## start Data block
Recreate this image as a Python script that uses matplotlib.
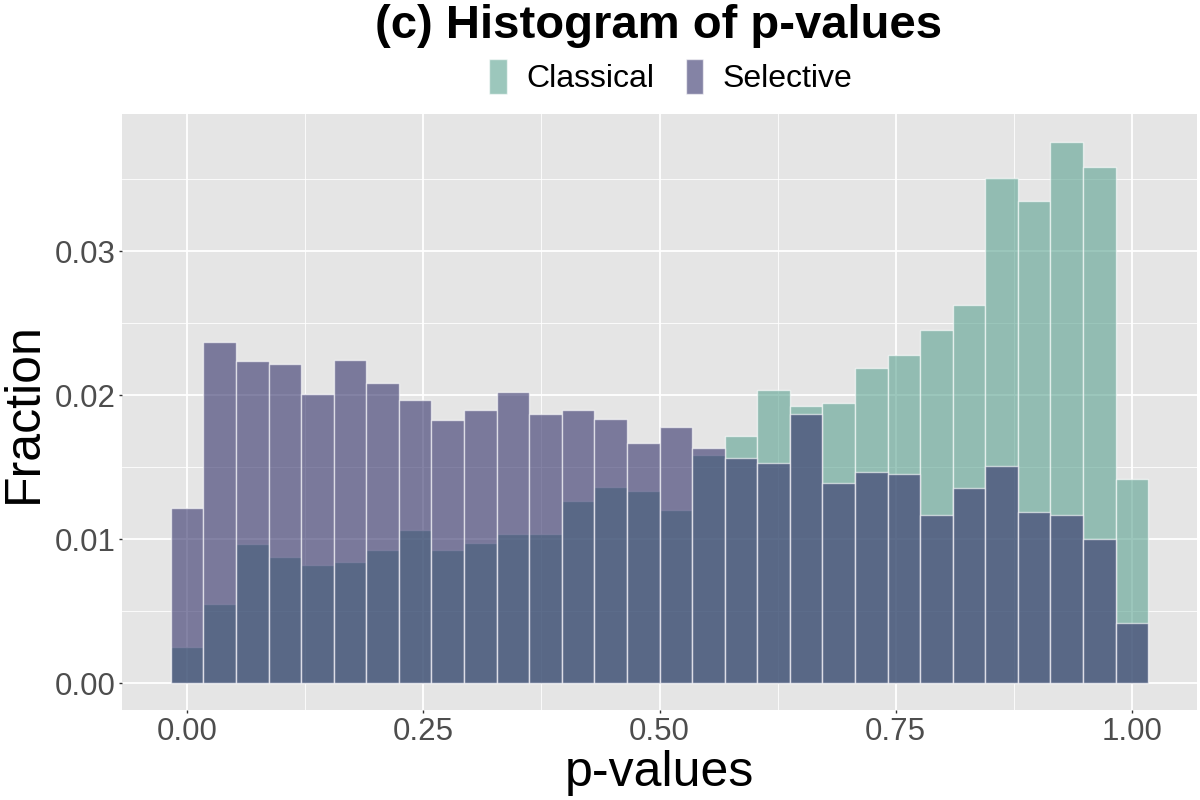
import matplotlib
matplotlib.use('Agg')
import matplotlib.pyplot as plt
from matplotlib.patches import Patch
from matplotlib.ticker import MultipleLocator
import numpy as np

plt.rcParams['font.family'] = ['Liberation Sans', 'DejaVu Sans']

# 30 bins of width 1/29, centred at 0, 1/29, ..., 1
n_bins = 30
classical = [0.00254, 0.00553, 0.00965, 0.00877, 0.00824, 0.00845, 0.00928, 0.01067,
             0.00928, 0.00975, 0.01039, 0.01039, 0.01266, 0.01366, 0.01335, 0.01206,
             0.01585, 0.01715, 0.02037, 0.01926, 0.01948, 0.02188, 0.02280, 0.02450,
             0.02628, 0.03510, 0.03351, 0.03761, 0.03583, 0.01420]
selective = [0.01215, 0.02368, 0.02238, 0.02220, 0.02007, 0.02247, 0.02088, 0.01968,
             0.01829, 0.01897, 0.02026, 0.01868, 0.01896, 0.01835, 0.01667, 0.01778,
             0.01634, 0.01567, 0.01528, 0.01868, 0.01389, 0.01470, 0.01451, 0.01169,
             0.01359, 0.01510, 0.01191, 0.01169, 0.01002, 0.00419]
series_names = ['Classical', 'Selective']
series_colors = ['#5BA290', '#33316A']
alpha = 0.6

binwidth = 1 / (n_bins - 1)
centers = np.arange(n_bins) * binwidth

fig = plt.figure(figsize=(12, 8), dpi=100)
ax = fig.add_axes([0.1017, 0.1119, 0.8958, 0.745])
ax.set_facecolor('#E5E5E5')

for vals, col in zip([classical, selective], series_colors):
    ax.bar(centers, vals, width=binwidth, color=col, alpha=alpha,
           edgecolor=(1, 1, 1, 0.75), linewidth=1.0, zorder=3)

# ggplot-style limits (5% expansion)
xlo, xhi = -binwidth / 2, 1 + binwidth / 2
span = xhi - xlo
ax.set_xlim(xlo - 0.05 * span, xhi + 0.05 * span)
ymax = max(max(classical), max(selective))
ax.set_ylim(-0.05 * ymax, 1.05 * ymax)

ax.xaxis.set_minor_locator(MultipleLocator(0.125))
ax.yaxis.set_minor_locator(MultipleLocator(0.005))
ax.set_xticks([0, 0.25, 0.5, 0.75, 1.0])
ax.set_xticklabels(['0.00', '0.25', '0.50', '0.75', '1.00'])
ax.set_yticks([0, 0.01, 0.02, 0.03])
ax.set_yticklabels(['0.00', '0.01', '0.02', '0.03'])
ax.grid(which='major', color='white', linewidth=1.3, zorder=0)
ax.grid(which='minor', color='white', linewidth=0.6, zorder=0)
ax.set_axisbelow(True)
for s in ax.spines.values():
    s.set_visible(False)
ax.tick_params(which='major', length=2.5, width=1.0, color='#333333',
               labelsize=22.5, labelcolor='#4D4D4D', pad=2)
ax.tick_params(which='minor', length=0)

ax.set_xlabel('p-values', fontsize=36, labelpad=2)
ax.set_ylabel('Fraction', fontsize=36, labelpad=6)

fig.text(0.549, 0.968, '(c) Histogram of p-values', fontsize=34, fontweight='bold',
         ha='center', va='center')

handles = [Patch(facecolor=c, alpha=alpha, edgecolor=(1, 1, 1, 0.75)) for c in series_colors]
fig.legend(handles, series_names, loc='center', bbox_to_anchor=(0.559, 0.904), ncol=2,
           frameon=False, fontsize=23, handlelength=0.55, handleheight=1.3,
           handletextpad=0.6, columnspacing=1.0)

fig.savefig('out.png', dpi=100)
## end Data block
Transcribe the listing in full and omit the pictures.

- _Exercise response_
Recreate this image as a Python script that uses matplotlib.
import matplotlib
matplotlib.use('Agg')
import matplotlib.pyplot as plt
from matplotlib.patches import Patch
from matplotlib.ticker import MultipleLocator
import numpy as np

plt.rcParams['font.family'] = ['Liberation Sans', 'DejaVu Sans']

# 30 bins of width 1/29, centred at 0, 1/29, ..., 1
n_bins = 30
classical = [0.00254, 0.00553, 0.00965, 0.00877, 0.00824, 0.00845, 0.00928, 0.01067,
             0.00928, 0.00975, 0.01039, 0.01039, 0.01266, 0.01366, 0.01335, 0.01206,
             0.01585, 0.01715, 0.02037, 0.01926, 0.01948, 0.02188, 0.02280, 0.02450,
             0.02628, 0.03510, 0.03351, 0.03761, 0.03583, 0.01420]
selective = [0.01215, 0.02368, 0.02238, 0.02220, 0.02007, 0.02247, 0.02088, 0.01968,
             0.01829, 0.01897, 0.02026, 0.01868, 0.01896, 0.01835, 0.01667, 0.01778,
             0.01634, 0.01567, 0.01528, 0.01868, 0.01389, 0.01470, 0.01451, 0.01169,
             0.01359, 0.01510, 0.01191, 0.01169, 0.01002, 0.00419]
series_names = ['Classical', 'Selective']
series_colors = ['#5BA290', '#33316A']
alpha = 0.6

binwidth = 1 / (n_bins - 1)
centers = np.arange(n_bins) * binwidth

fig = plt.figure(figsize=(12, 8), dpi=100)
ax = fig.add_axes([0.1017, 0.1119, 0.8958, 0.745])
ax.set_facecolor('#E5E5E5')

for vals, col in zip([classical, selective], series_colors):
    ax.bar(centers, vals, width=binwidth, color=col, alpha=alpha,
           edgecolor=(1, 1, 1, 0.75), linewidth=1.0, zorder=3)

# ggplot-style limits (5% expansion)
xlo, xhi = -binwidth / 2, 1 + binwidth / 2
span = xhi - xlo
ax.set_xlim(xlo - 0.05 * span, xhi + 0.05 * span)
ymax = max(max(classical), max(selective))
ax.set_ylim(-0.05 * ymax, 1.05 * ymax)

ax.xaxis.set_minor_locator(MultipleLocator(0.125))
ax.yaxis.set_minor_locator(MultipleLocator(0.005))
ax.set_xticks([0, 0.25, 0.5, 0.75, 1.0])
ax.set_xticklabels(['0.00', '0.25', '0.50', '0.75', '1.00'])
ax.set_yticks([0, 0.01, 0.02, 0.03])
ax.set_yticklabels(['0.00', '0.01', '0.02', '0.03'])
ax.grid(which='major', color='white', linewidth=1.3, zorder=0)
ax.grid(which='minor', color='white', linewidth=0.6, zorder=0)
ax.set_axisbelow(True)
for s in ax.spines.values():
    s.set_visible(False)
ax.tick_params(which='major', length=2.5, width=1.0, color='#333333',
               labelsize=22.5, labelcolor='#4D4D4D', pad=2)
ax.tick_params(which='minor', length=0)

ax.set_xlabel('p-values', fontsize=36, labelpad=2)
ax.set_ylabel('Fraction', fontsize=36, labelpad=6)

fig.text(0.549, 0.968, '(c) Histogram of p-values', fontsize=34, fontweight='bold',
         ha='center', va='center')

handles = [Patch(facecolor=c, alpha=alpha, edgecolor=(1, 1, 1, 0.75)) for c in series_colors]
fig.legend(handles, series_names, loc='center', bbox_to_anchor=(0.559, 0.904), ncol=2,
           frameon=False, fontsize=23, handlelength=0.55, handleheight=1.3,
           handletextpad=0.6, columnspacing=1.0)

fig.savefig('out.png', dpi=100)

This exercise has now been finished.